Friday, May 23, 2008

NBA Offseason Preview - Miami Heat

Miami Heat
2008-2009 Payroll (Source: $53.4M

Draft Picks: #2, #52

In what could only be described as a profound disappointment, the Heat begin the Erik Spoelstra regime with a shred of optimism, knowing that it’s likely Dwyane Wade and Shawn Marion may be playing meaningful basketball games next season. What’s better? If you said “anything compared to the 2007-2008 campaign”, then few will disagree with you. Though the Heat were considered to be aging and beyond their best, no one tagged them for a 15-win basketball team.

That said, the Heat shed two hefty salaries in the form of Jason Williams ($8.9M) and Ricky “9th rebound off of my own glass” Davis ($6.8M). At the same time, the Heat require a long-term replacement for Alonzo Mourning.

Burning Questions: Set at the 2 and 3 positions, both Derrick Rose and Michael Beasley would be amazing additions to the team. In the end, it comes down to what the Bulls do. Also, what will the Heat do with their bevy of guards (Marcus Banks, Dorell Wright, Daequan Cook) not named DWade who are also under contract?

One last burning question. If Spoelstra is successful, when will Pat Riley hijack the team? Cheap shot.

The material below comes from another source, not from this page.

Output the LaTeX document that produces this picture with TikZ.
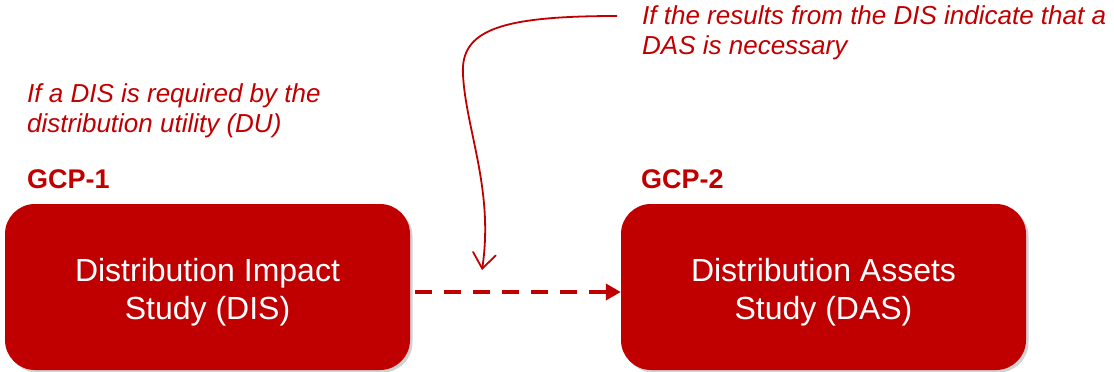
\documentclass[tikz,border=0pt]{standalone}
\usepackage{fontspec}
\setmainfont{Liberation Sans}
\usetikzlibrary{arrows.meta,shadows}
\definecolor{dured}{RGB}{192,0,0}
\tikzset{
  studybox/.style={draw=none, fill=dured, rounded corners=30pt,
    minimum width=405pt, minimum height=166pt,
    drop shadow={shadow xshift=2.5pt, shadow yshift=-2.5pt, opacity=0.3, fill=black!60}},
  studytext/.style={text=white, align=center, inner sep=0pt,
    font=\fontsize{32}{38}\selectfont},
  gcplabel/.style={anchor=base west, inner sep=0pt, text=dured,
    font=\fontsize{27}{32}\selectfont\bfseries},
  note/.style={anchor=base west, inner sep=0pt, text=dured, align=left,
    font=\fontsize{26}{30}\selectfont\itshape},
  flow/.style={draw=dured, line width=4pt, dash pattern=on 17pt off 12pt,
    -{Triangle[length=15pt,width=16pt]}},
  pointer/.style={draw=dured, line width=1.8pt,
    -{Straight Barb[length=15pt,width=23pt,line cap=round]}}
}
\begin{document}
\begin{tikzpicture}[x=1pt,y=-1pt]
  \useasboundingbox (0,0) rectangle (1114,372);

  % the two study stages
  \node[studybox] (dis) at (207.5,287) {};
  \node[studybox] (das) at (823.5,287) {};
  \node[studytext] (distext) at ([yshift=-5pt]dis.center) {Distribution Impact\\Study (DIS)};
  \node[studytext] (dastext) at ([yshift=-5pt]das.center) {Distribution Assets\\Study (DAS)};

  % stage labels
  \node[gcplabel] (gcp1) at (27,188) {GCP-1};
  \node[gcplabel] (gcp2) at (641,188) {GCP-2};

  % conditions (anchored at the baseline of their last line)
  \node[note] (cond1) at (27,132) {If a DIS is required by the\\distribution utility (DU)};
  \node[note] (cond2) at (642,54) {If the results from the DIS indicate that a\\DAS is necessary};

  % dashed transition between the stages
  \coordinate (flowstart) at ([xshift=5pt,yshift=-5pt]dis.east);
  \coordinate (flowend) at ([yshift=-5pt]das.west);
  \draw[flow] (flowstart) -- (flowend);

  % curved pointer from the second condition onto the transition
  \coordinate (ptrstart) at (617,16);
  \coordinate (ptrend) at (482,270);
  \draw[pointer] (ptrstart) .. controls (500,16) and (460,30) .. (463,75)
    .. controls (466,130) and (494,190) .. (ptrend);
\end{tikzpicture}
\end{document}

Perceived Needs: PG, PF, C, Toughness

If I Were GM … It’s a no-lose situation with drafting second. Though drafting second, the Heat are likely to get their man in Rose. Also, with a combination of Wade, Marion and whomever is selected, it’s a situation that can lure a veteran guard for less than market value. With the #52 pick overall, the Heat are best served to trade out of that spot or select a project big who can provide depth in 2-3 years. Depending on the draft board, I would also consider trading into the early portion of the second round by sending multiple 2009 second-round picks (Miami currently owns three) to select either a power forward or a center (e.g. Kosta Koufos, Nathan Jawai, Nikola Pekovic, Joey Dorsey, DJ White, DeVon Hardin).

Additionally, I would do my best to cleanse the squad of superfluous guards and add to a very thin (in both talent and depth) frontcourt.